Though Nicki Minaj carries her fame with supreme confidence, she's relatively new to the whole thing. Long-time musical stars such as Elton John and The Rolling Stones have had decades in the business and seen every remarkable high and shameful rock-bottom low it has to offer. Minaj, by contrast, only started her professional career in the late 2000s. 

As Biography reports, she was born in Trinidad and Tobago in December 1982, as Onika Tanya Maraj. A turbulent relationship between her parents meant she struggled in childhood, though this filled her with aspiration from an early age. A budding actress, she attended LaGuardia High School of Music and Art, but acting didn't prove to be her path. Instead, the young woman (who was writing rap songs at 12 years old, per Biography) would break into the music business.

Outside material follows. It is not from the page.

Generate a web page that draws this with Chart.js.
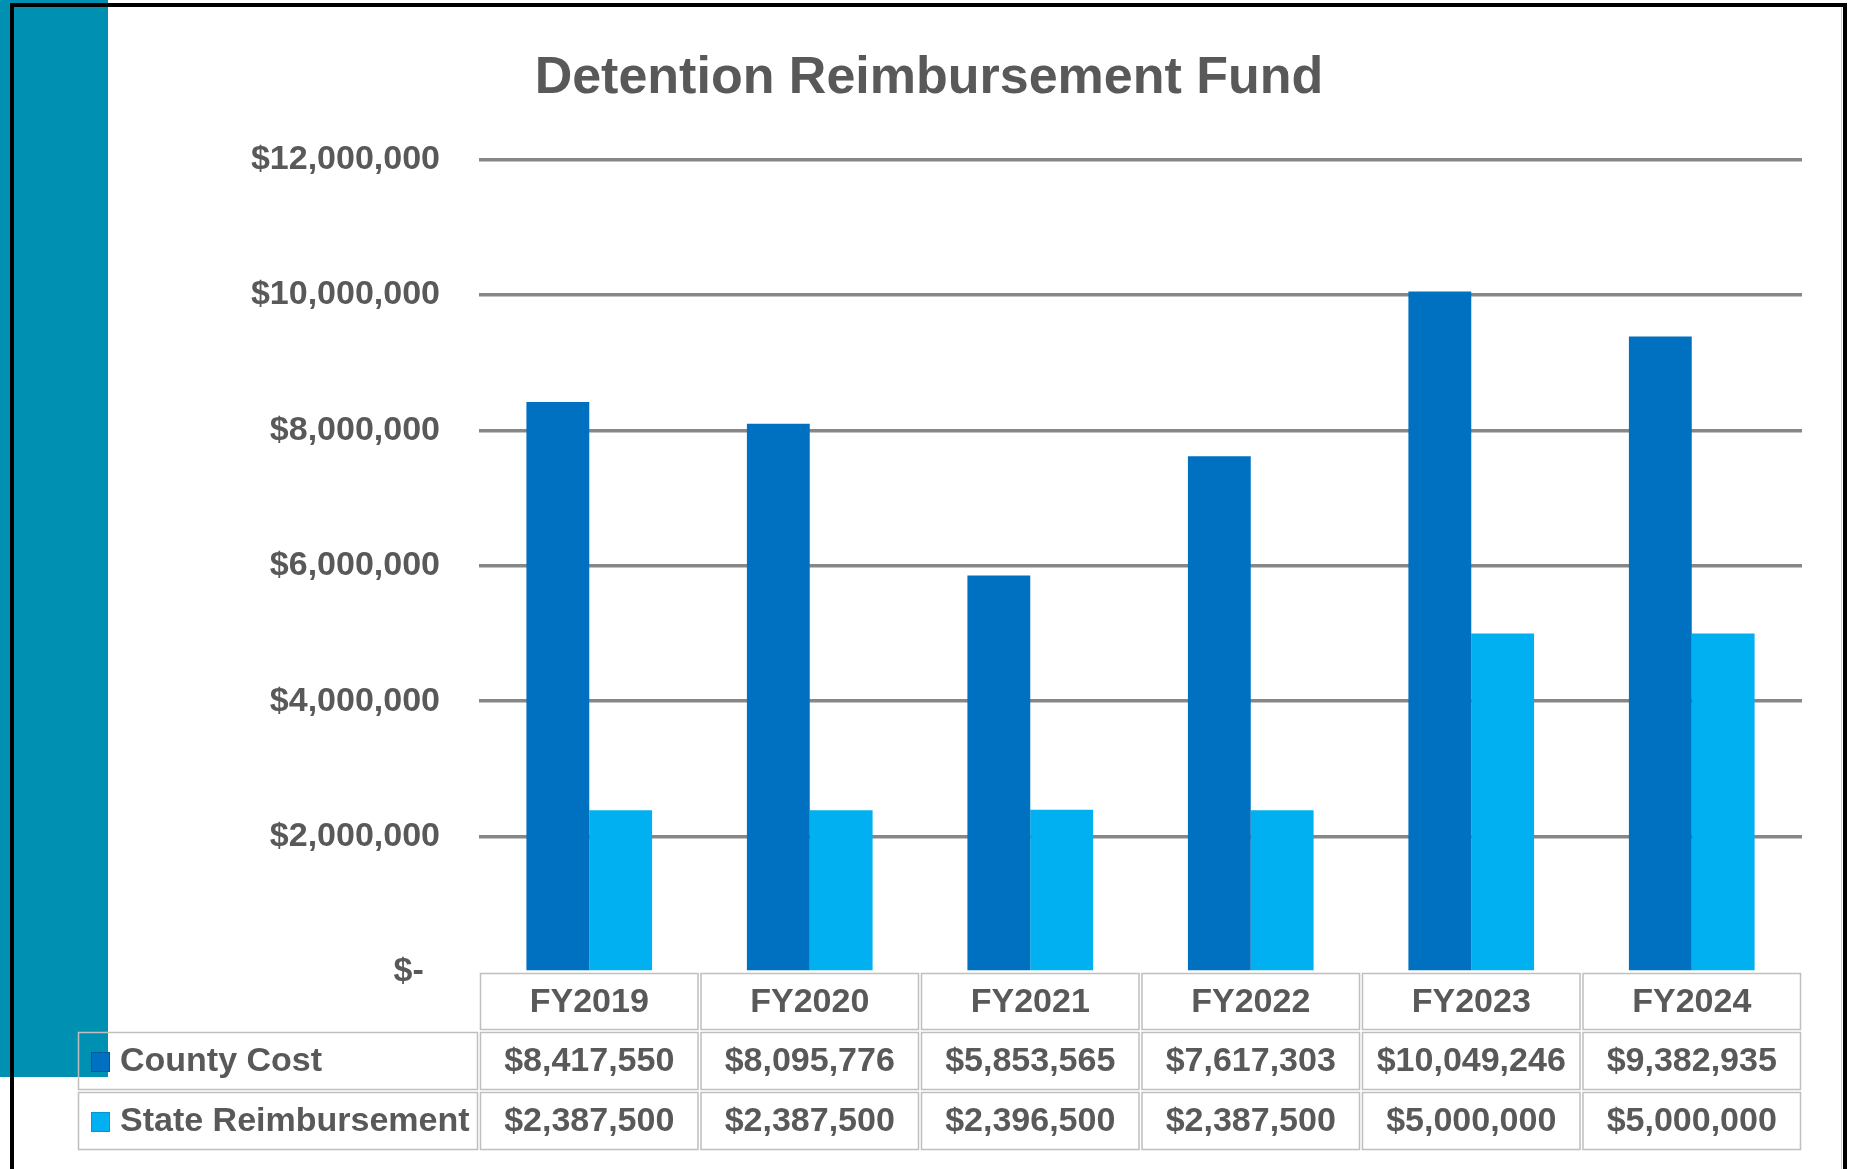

In her early 20s, she tried several jobs to support herself, but her acerbic attitude was her undoing. She confessed, per Billboard, "I'd been fired like 15 times because I had a horrible attitude. I worked at Red Lobster... and I chased a customer out of the restaurant once... I was bad." Things turned around for her, however, when her music was discovered on social media.

A lil' help from Lil Wayne launched Nicki Minaj's career

Britannica reports that Minaj cut her teeth by making music on a local scale, working with fellow ambitious rappers hoping to make it. Crucially, she uploaded footage of some of her performances on Myspace, and they attracted a lot of local attention. Most importantly, per Biography, Fendi (the Dirty Money CEO) was immediately impressed by her talents, and she soon had a contract with the company.

As her fans know, it was Lil Wayne who really set Minaj up as a superstar. He soon signed her to his own label, because, as he explained to XXL in 2014, "I wanted a female. Every team needs a female to rep your gang... she just knocked it out the park from day one. She's just Nicki."

Billboard adds that she was, indeed, the first female to rep Young Money, and Lil Wayne helped her along the way to producing her first recordings. "Beam Me Up, Scotty" was a particular smash in 2009, and her debut album "Pink Friday" — "an ambitious, glossy stunner," per David Jeffries of AllMusic – arrived the following year. Since then, Minaj has gone on to tremendous success, and it seems she's only getting started.